We've talked a lot the last couple weeks about outsourcing and offshoring, whether driven by a lack of understanding of real-world economics, the value of knowledge, or the risk of long supply chains. But there's another aspect that does directly affect U.S. competitiveness, and we'll briefly and gently tip-toe over the political line to bring you the story.
For those who still claim that tax rates don't matter to economic decisions or U.S. competitiveness, we present Exhibit A: the 2004 American Jobs Creation Act. This law gave American companies a one-year window in 2005 to repatriate earnings from foreign subsidiaries to the United States at a 5.25% tax rate. The IRS examined the results from this tax cutting experiment and found that the money came back in a flood. More than 800 U.S. corporations repatriated $362 billion from foreign operations. These dollars are now being invested in the U.S., rather than remaining in Europe or China. This capital infusion may be one reason that U.S. business investment rose 9.6% in 2005 – the highest rate in more than a decade.
The naysayers were out in force, but once again the facts spoke.
Many Democrats, liberal groups and even some economists in the Bush Treasury opposed the measure four years ago, predicting it would lose revenue and merely be a tax holiday for profitable corporations. The Joint Tax Committee estimators also blundered again by predicting a mere $2.8 billion in revenue gains in the first year and then big losses after 2005.
What's the lesson, again?
As always, they underestimated how tax reductions change behavior. One lesson here is how hypersensitive the trillions of dollars of annual global capital flows are to tax rates. It also underscores how damaging the U.S. corporate income tax is to American firms.
That pesky Laffer Curve again. Unfortunately it doesn't look like the situation will turn around any time soon; in fact it will probably get worse.
Over the past decade the U.S. has gone from a below-the-average corporate tax nation to the second highest rate in the industrial world. (See table.) Many countries have slashed their corporate rates to as low as 10%. The economic impact is even worse because the U.S. is one of the few countries that taxes foreign subsidiary income when it is repatriated. Most countries let their companies pay taxes in the country where the income is earned, and the few countries that do tax repatriated income are changing their models.

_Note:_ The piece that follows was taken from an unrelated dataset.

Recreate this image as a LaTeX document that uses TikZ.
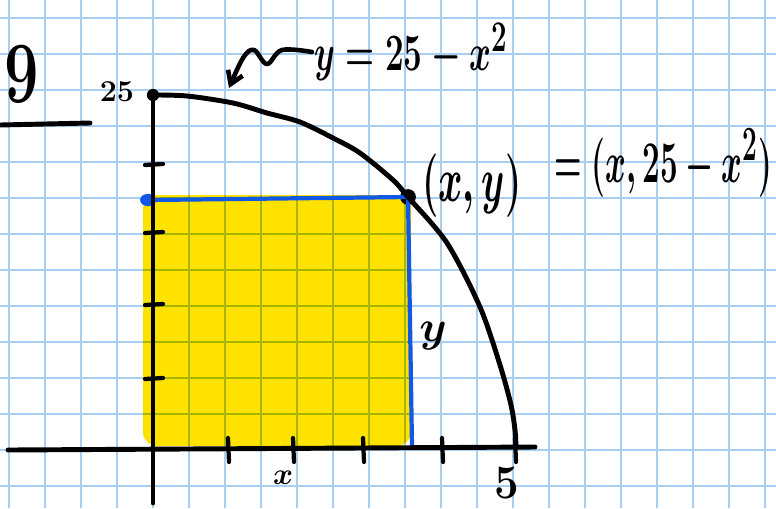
\documentclass[tikz,border=0pt]{standalone}
\usepackage{tikz}
\usepackage{graphicx}
\usetikzlibrary{arrows.meta}
\definecolor{gridblue}{RGB}{168,206,242}
\definecolor{marker}{RGB}{255,226,0}
\definecolor{penblue}{RGB}{18,88,230}

\begin{document}
\begin{tikzpicture}[x=0.02cm,y=-0.02cm,
  gridline/.style={gridblue,line width=1.1pt},
  ink/.style={black,line width=2.8pt,line cap=round,line join=round},
  tick/.style={black,line width=2.4pt,line cap=round},
  hilite/.style={fill=marker,rounded corners=8pt,blend mode=multiply},
  blueline/.style={penblue,line width=2.4pt},
  dot/.style={circle,fill=black,inner sep=0pt,minimum size=9pt},
  lbl/.style={inner sep=1pt,font=\fontsize{#1}{#1}\selectfont\boldmath},
  squig/.style={ink,line width=2.6pt,-{Straight Barb[length=7pt,width=9pt]}}
]
\useasboundingbox[fill=white] (0,0) rectangle (776,508);
\foreach \gx in {9,45,...,765} \draw[gridline] (\gx,0) -- (\gx,508);
\foreach \gy in {18,54,...,490} \draw[gridline] (0,\gy) -- (776,\gy);
\fill[hilite] (143,195) rectangle (411,446);

\coordinate (xl) at (8,450);
\coordinate (xr) at (535,447);
\coordinate (yb) at (153,503);
\coordinate (yt) at (153,95);
\coordinate (B) at (148,200);
\coordinate (Q) at (412,447);
\node[dot] (P) at (408,197) {};

\draw[blueline] (B) -- (P.center) -- (Q);
\fill[penblue] (B) ellipse (4.5pt and 3.5pt);
\draw[ink] (xl) -- (xr);
\draw[ink] (yb) -- (yt);
\fill (yt) circle (3.5pt);
\foreach \ty in {165,233,305,379} \draw[tick] (145,\ty) -- (163,\ty-1);
\foreach \tx in {228,293,363,442,515} \draw[tick] (\tx,438) -- (\tx+1,462);
\draw[ink] plot[smooth,tension=0.5] coordinates {(153,95) (187,96) (233,103) (267,113) (300,122) (333,138) (360,153) (393,180) (408,197) (447,243) (480,307) (500,365) (511,405) (515,430) (516,447)};

\node[lbl=18] (ymax) at (117,92) {$25$};
\node[lbl=30] (xmax) at (507,483) {\scalebox{1}[1.1]{$5$}};
\node[lbl=18] (xlab) at (283,478) {$x$};
\node[lbl=30] (ylab) at (433,336) {$y$};
\node[lbl=36,anchor=west] (pt) at (420,186) {\scalebox{0.85}[1.45]{$(x,y)$}};
\node[lbl=30,anchor=west] (pteq) at (552,163) {\scalebox{0.72}[1.35]{$=(x,25-x^2)$}};
\node[lbl=30,anchor=west] (curve) at (312,52) {\scalebox{0.76}[1.2]{$y=25-x^2$}};
\node[lbl=30] (num) at (22,74) {\scalebox{1.4}[2]{$9$}};
\coordinate (under1) at (0,125);
\coordinate (under2) at (90,123);
\draw[ink] (under1) -- (under2);
\draw[squig] plot[smooth,tension=0.6] coordinates {(curve.west) (282,50) (267,64) (254,50) (243,58) (229,88)};
\end{tikzpicture}
\end{document}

The sensitivity to tax rates doesn't just affect corporations; individuals react in a similar fashion. We discussed these flights of knowledge a year ago, and coincidentally an editorial in the same issue of the WSJ also describes the individual scenario.
... celebrity chef Alain Ducasse changed his citizenship this month from high-tax France to no-income-tax Monaco. Plenty of other Frenchmen have moved abroad to escape their country's confiscatory taxes. Americans should be so lucky: Ours is the only industrialized country that taxes its citizens even if they live overseas. That hasn't been a big problem as long as U.S. tax rates have been relatively low. But with Barack Obama promising to raise rates to French-like levels, this taxman-cometh policy could turn Americans into the world's foremost fiscal prisoners.

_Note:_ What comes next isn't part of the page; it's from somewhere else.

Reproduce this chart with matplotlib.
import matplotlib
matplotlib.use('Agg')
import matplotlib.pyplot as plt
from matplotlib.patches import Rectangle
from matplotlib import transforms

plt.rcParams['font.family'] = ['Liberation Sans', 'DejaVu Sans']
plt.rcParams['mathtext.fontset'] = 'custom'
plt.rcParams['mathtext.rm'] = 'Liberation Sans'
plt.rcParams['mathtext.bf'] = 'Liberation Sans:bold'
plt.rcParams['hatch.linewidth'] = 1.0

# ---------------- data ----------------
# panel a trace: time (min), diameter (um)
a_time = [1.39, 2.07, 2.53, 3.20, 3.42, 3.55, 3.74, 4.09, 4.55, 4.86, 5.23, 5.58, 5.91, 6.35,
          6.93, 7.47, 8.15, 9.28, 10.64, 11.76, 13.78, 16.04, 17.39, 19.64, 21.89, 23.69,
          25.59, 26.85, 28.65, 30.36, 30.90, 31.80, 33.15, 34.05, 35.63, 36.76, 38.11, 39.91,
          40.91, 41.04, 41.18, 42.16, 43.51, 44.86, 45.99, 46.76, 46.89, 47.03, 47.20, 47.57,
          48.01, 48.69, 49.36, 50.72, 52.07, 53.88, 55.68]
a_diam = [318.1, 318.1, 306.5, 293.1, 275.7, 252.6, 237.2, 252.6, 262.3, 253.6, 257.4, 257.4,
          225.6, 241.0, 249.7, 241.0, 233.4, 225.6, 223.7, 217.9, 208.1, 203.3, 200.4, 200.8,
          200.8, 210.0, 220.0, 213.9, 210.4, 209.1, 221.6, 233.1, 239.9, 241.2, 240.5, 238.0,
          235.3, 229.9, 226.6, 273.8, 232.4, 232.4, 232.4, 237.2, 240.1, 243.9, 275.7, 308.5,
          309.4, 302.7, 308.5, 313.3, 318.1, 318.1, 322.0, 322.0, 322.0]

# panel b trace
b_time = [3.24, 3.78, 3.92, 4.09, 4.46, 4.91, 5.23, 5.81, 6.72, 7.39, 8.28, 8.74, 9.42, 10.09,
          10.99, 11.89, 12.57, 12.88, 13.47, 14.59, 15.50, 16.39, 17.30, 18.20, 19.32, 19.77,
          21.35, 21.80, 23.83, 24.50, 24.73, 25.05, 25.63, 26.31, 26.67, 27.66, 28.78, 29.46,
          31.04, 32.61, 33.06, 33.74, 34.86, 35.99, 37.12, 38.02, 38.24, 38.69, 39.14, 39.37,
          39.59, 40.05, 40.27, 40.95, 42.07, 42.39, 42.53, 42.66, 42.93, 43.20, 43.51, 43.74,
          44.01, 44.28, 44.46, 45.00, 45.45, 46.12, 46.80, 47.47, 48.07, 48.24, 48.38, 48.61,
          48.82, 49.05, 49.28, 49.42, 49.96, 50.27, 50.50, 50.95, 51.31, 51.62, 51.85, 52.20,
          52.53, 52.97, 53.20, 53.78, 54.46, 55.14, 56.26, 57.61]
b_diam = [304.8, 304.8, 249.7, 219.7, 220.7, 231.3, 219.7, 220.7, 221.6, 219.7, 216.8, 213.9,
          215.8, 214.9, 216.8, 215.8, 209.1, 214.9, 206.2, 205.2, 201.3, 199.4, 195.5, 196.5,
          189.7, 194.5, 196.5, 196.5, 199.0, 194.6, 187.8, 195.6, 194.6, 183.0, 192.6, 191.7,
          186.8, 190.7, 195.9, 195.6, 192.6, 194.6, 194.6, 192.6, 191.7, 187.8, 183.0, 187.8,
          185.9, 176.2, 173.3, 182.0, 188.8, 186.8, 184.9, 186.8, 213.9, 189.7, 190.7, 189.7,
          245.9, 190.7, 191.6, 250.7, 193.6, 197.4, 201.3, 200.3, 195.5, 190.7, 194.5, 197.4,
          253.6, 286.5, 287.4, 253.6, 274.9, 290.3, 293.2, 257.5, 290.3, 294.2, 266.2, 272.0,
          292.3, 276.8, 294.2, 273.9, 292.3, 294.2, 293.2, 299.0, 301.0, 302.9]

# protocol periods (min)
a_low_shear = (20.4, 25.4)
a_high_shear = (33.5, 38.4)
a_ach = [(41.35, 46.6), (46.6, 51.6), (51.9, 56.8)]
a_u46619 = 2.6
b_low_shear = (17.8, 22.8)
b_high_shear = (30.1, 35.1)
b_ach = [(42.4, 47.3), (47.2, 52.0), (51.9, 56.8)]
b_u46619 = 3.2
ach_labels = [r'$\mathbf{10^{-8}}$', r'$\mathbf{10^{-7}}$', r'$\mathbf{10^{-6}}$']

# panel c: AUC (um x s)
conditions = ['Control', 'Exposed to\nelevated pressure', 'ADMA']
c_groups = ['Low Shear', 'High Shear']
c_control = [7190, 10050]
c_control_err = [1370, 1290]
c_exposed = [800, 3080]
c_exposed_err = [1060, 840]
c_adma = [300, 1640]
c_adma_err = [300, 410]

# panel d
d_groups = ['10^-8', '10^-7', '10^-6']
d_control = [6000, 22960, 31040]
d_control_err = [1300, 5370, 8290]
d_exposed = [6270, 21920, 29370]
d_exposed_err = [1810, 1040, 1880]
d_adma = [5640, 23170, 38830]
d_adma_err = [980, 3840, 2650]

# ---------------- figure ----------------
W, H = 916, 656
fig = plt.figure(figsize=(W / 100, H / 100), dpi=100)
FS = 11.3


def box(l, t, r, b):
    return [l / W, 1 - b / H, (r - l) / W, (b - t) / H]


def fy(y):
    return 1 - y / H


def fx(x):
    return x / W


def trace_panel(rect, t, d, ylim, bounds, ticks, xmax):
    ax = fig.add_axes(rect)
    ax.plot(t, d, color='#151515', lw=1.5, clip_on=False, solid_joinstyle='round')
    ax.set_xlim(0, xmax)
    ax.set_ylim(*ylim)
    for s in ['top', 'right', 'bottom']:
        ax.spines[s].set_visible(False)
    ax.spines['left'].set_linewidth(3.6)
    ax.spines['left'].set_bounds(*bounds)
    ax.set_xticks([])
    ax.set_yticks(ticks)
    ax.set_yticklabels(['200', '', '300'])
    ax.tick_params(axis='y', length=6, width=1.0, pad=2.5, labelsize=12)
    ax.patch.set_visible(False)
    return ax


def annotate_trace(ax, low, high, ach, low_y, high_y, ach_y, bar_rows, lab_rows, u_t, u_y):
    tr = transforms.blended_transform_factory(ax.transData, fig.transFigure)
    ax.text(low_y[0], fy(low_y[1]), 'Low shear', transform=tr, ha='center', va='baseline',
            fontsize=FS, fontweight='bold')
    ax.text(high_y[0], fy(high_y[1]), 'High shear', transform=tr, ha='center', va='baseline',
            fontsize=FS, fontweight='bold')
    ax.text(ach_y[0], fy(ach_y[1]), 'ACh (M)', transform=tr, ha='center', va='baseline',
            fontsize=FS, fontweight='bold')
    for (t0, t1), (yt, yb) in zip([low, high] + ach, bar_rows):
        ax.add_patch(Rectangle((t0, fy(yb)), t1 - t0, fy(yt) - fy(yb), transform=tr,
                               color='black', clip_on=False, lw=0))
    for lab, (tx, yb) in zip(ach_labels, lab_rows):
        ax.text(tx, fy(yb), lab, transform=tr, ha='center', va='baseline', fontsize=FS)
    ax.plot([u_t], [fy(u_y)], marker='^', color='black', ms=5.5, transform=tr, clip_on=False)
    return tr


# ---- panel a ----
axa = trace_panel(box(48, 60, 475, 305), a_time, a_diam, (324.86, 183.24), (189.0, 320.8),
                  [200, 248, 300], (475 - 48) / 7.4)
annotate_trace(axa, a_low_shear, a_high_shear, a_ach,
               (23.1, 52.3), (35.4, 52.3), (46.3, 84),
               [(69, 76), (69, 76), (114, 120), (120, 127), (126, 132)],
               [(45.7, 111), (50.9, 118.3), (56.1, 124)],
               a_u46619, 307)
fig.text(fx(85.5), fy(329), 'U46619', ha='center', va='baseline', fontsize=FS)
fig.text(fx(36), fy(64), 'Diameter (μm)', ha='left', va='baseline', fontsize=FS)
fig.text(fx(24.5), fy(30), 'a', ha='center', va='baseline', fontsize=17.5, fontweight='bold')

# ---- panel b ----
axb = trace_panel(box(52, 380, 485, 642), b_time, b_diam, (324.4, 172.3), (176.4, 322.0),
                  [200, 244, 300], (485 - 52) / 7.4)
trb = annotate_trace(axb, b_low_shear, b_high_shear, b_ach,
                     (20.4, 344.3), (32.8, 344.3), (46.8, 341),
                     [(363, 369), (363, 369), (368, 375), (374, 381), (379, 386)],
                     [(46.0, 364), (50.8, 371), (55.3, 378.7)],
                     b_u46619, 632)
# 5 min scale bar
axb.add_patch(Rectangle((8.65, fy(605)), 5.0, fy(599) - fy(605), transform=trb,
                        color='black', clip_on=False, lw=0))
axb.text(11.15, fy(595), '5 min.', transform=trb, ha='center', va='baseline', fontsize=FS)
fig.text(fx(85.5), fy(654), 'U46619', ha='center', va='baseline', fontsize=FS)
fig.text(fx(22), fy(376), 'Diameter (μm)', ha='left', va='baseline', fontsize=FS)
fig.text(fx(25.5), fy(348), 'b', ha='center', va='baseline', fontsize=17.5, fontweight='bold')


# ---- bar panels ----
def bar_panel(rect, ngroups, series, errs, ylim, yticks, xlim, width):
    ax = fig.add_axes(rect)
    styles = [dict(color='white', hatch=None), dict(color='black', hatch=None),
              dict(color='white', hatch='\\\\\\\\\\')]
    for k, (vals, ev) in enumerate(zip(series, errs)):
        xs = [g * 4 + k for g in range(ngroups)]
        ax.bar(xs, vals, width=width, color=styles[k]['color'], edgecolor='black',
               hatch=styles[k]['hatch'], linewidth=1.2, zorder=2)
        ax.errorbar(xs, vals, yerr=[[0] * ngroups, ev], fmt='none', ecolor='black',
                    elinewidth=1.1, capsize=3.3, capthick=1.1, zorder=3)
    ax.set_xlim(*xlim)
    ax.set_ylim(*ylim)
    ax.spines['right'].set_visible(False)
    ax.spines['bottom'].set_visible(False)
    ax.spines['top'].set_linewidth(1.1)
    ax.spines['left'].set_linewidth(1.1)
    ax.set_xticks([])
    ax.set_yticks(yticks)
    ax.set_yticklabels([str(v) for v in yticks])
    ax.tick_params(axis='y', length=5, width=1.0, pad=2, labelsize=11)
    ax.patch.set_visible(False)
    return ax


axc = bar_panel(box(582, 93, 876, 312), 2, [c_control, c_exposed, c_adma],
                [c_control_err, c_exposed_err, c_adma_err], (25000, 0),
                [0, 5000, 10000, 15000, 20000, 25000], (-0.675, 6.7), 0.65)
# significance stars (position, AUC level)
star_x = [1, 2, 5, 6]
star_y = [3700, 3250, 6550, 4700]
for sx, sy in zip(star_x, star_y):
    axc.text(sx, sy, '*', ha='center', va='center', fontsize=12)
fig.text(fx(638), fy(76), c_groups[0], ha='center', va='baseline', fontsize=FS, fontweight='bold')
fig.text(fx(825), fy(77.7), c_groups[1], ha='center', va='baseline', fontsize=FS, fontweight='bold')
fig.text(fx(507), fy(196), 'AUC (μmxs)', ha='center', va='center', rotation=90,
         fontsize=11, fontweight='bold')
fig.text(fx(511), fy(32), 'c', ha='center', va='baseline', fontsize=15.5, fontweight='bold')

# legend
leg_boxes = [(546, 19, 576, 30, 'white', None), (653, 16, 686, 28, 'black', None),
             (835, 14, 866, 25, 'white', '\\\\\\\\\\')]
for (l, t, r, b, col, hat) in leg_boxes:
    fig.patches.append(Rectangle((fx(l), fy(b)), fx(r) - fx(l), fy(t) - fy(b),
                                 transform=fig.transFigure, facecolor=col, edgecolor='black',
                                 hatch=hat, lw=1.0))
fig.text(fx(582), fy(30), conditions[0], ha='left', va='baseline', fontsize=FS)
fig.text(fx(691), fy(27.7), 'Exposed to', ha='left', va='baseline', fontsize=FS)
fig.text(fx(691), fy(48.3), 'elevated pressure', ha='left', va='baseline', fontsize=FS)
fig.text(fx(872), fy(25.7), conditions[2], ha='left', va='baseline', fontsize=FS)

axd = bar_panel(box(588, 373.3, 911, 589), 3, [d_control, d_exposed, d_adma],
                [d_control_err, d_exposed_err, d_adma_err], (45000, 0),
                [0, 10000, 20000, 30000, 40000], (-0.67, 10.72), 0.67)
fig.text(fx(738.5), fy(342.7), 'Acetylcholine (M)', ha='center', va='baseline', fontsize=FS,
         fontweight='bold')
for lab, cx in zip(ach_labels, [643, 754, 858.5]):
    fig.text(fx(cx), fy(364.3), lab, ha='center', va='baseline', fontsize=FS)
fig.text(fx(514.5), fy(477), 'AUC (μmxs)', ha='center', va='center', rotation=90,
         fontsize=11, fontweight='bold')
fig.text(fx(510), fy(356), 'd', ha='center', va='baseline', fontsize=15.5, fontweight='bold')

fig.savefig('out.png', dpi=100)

France has recognized the problem and is doing something about it.
President Nicolas Sarkozy has capped the total that high-earning Frenchmen like Mr. Ducasse can pay in income, social and wealth taxes at 50% of earnings. Mr. Sarkozy set this "fiscal shield" because he knows that tax rates affect behavior. When he visited London this year, he observed that the British capital is now home to so many French bankers and other professionals seeking tax relief that it's the seventh-largest French city. Those expatriates choose not to use their creativity and investment capital to benefit France and its economy.
Maybe someday we'll learn. Hopefully before too many companies relocate to Dubai and Bermuda. It's a global world, remember?